Esta doble naturaleza, intelectual y sensible, de las normas éticas explica por qué el fundamento de las mismas se encuentra generalmente no sólo en la ética, sino también en otras disciplinas puramente intelectuales. Tomemos, por ejemplo, la imparcialidad de los funcionarios, una institución que puede valorarse éticamente sin duda, ya que imaginar un funcionario actuando parcialmente a favor de intere­ses particulares a través de la autoridad de la que ha sido investido para defender el interés público en el marco de las leyes, es algo que —por más corriente que resulte en algunos países— excita negativamente nuestra sensibilidad y produce un juicio moral negativo. Pero la imparcialidad de los funcionarios también es objeto de valoración desde el derecho, la economía, la ciencia política, etc., en tanto que, como institución político-administrativa se justifica por asegurar deter­minados bienes públicos sin los cuales se resentirían la seguridad jurídica, la eficien­cia económica o la credibilidad del proceso político-administrativo. Corresponde a estas ciencias discutir los arreglos institucionales alternativos disponibles, sus diferentes efectos y el alcance distributivo entre grupos sociales. Corresponde a la práctica política el pasar de uno a otro tipo de arreglos institucionales. En todas estas operaciones tiene un rol la ética.

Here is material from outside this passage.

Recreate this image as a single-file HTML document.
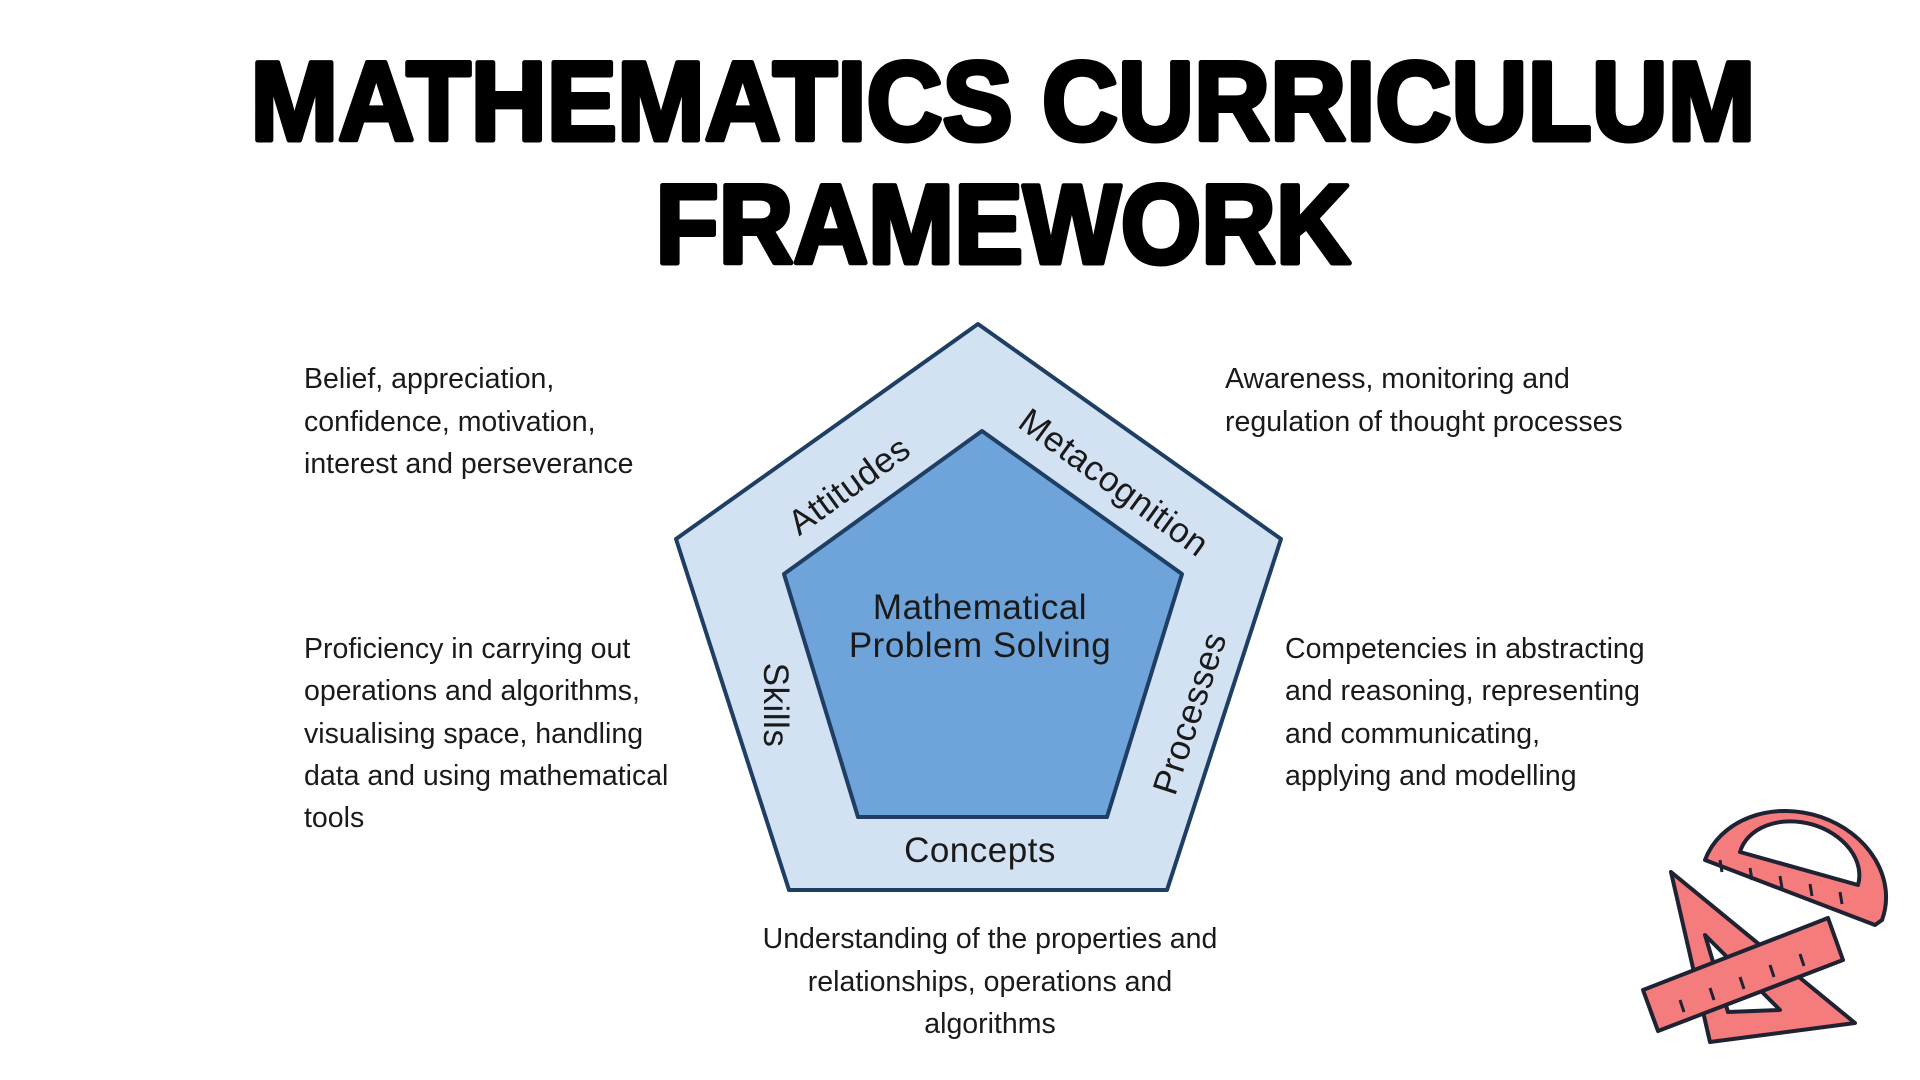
<!DOCTYPE html>
<html><head><meta charset="utf-8"><style>
html,body{margin:0;padding:0;background:#fff;width:1920px;height:1080px;overflow:hidden}
svg{display:block}
.b{font-family:"Liberation Sans",sans-serif;font-size:28.5px;fill:#1a1a1a}
.p{font-family:"Liberation Sans",sans-serif;font-size:35px;fill:#1a1a1a;letter-spacing:0.5px}
</style></head><body>
<svg width="1920" height="1080" viewBox="0 0 1920 1080">
<text x="1003" y="140" text-anchor="middle" font-family="Liberation Sans,sans-serif" font-weight="bold" font-size="112" textLength="1505" lengthAdjust="spacingAndGlyphs" fill="#000" stroke="#000" stroke-width="5" stroke-linejoin="round">MATHEMATICS CURRICULUM</text>
<text x="1003" y="263" text-anchor="middle" font-family="Liberation Sans,sans-serif" font-weight="bold" font-size="112" textLength="695" lengthAdjust="spacingAndGlyphs" fill="#000" stroke="#000" stroke-width="5" stroke-linejoin="round">FRAMEWORK</text>

<polygon points="978,324 1281,539 1167,890 789,890 676,539" fill="#d3e2f3" stroke="#1f3e64" stroke-width="4" stroke-linejoin="round"/>
<polygon points="982,431 1182,574 1107,817 858,817 784,574" fill="#6fa4da" stroke="#1f3e64" stroke-width="4" stroke-linejoin="round"/>
<text class="p" x="980" y="619" text-anchor="middle">Mathematical</text>
<text class="p" x="980" y="657" text-anchor="middle">Problem Solving</text>
<text class="p" x="980" y="862" text-anchor="middle">Concepts</text>
<text class="p" text-anchor="middle" transform="translate(856,495) rotate(-36)">Attitudes</text>
<text class="p" text-anchor="middle" transform="translate(1107,492) rotate(36)">Metacognition</text>
<text class="p" text-anchor="middle" transform="translate(764,705) rotate(90)">Skills</text>
<text class="p" text-anchor="middle" transform="translate(1201,717) rotate(-72)">Processes</text>

<text class="b" x="304" y="388">Belief, appreciation,</text>
<text class="b" x="304" y="431">confidence, motivation,</text>
<text class="b" x="304" y="473">interest and perseverance</text>

<text class="b" x="304" y="658">Proficiency in carrying out</text>
<text class="b" x="304" y="700">operations and algorithms,</text>
<text class="b" x="304" y="743">visualising space, handling</text>
<text class="b" x="304" y="785">data and using mathematical</text>
<text class="b" x="304" y="827">tools</text>

<text class="b" x="1225" y="388">Awareness, monitoring and</text>
<text class="b" x="1225" y="431">regulation of thought processes</text>

<text class="b" x="1285" y="658">Competencies in abstracting</text>
<text class="b" x="1285" y="700">and reasoning, representing</text>
<text class="b" x="1285" y="743">and communicating,</text>
<text class="b" x="1285" y="785">applying and modelling</text>

<text class="b" x="990" y="948" text-anchor="middle">Understanding of the properties and</text>
<text class="b" x="990" y="991" text-anchor="middle">relationships, operations and</text>
<text class="b" x="990" y="1033" text-anchor="middle">algorithms</text>

<g stroke="#1e2233" stroke-width="4" stroke-linejoin="round" fill="#f47c7c">
<path d="M1705,860 A90,75 15 0 1 1882,920 L1875,925 Z"/>
<path d="M1740,852 A60,45 15 0 1 1858,885 Z" fill="#fff"/>
<polygon points="1671,872 1855,1023 1710,1042"/>
<polygon points="1705,935 1780,1010 1728,1012" fill="#fff"/>
<polygon points="1643,990 1828,918 1843,960 1658,1031"/>
</g>
<g stroke="#1e2233" stroke-width="3">
<line x1="1720" y1="860" x2="1722" y2="872"/><line x1="1750" y1="868" x2="1752" y2="880"/><line x1="1780" y1="876" x2="1782" y2="888"/><line x1="1810" y1="884" x2="1812" y2="896"/><line x1="1840" y1="892" x2="1842" y2="904"/>
<line x1="1680" y1="1000" x2="1684" y2="1012"/><line x1="1710" y1="988" x2="1714" y2="1000"/><line x1="1740" y1="977" x2="1744" y2="989"/><line x1="1770" y1="965" x2="1774" y2="977"/><line x1="1800" y1="954" x2="1804" y2="966"/>
</g>
</svg>
</body></html>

Esta doble naturaleza explica también tanto la necesidad como la radical insuficiencia de los enfoques puramente intelectuales o puramente sensibles para el mejoramiento ético de nuestros comportamientos. El fracaso de los tecnócra­tas tiene su raíz en la sinrazón que representa reducir el progreso o desarrollo humano exclusivamente a su dimensión unilateral de racionalidad instrumental. Sin indignación moral ante hechos irrefutablemente indignos falta la pasión ne­cesaria para remover el statu quo viciado generador de la apatía moral, la alogia y la anestesia que están dejando maltrecha nuestra capacidad de juzgar.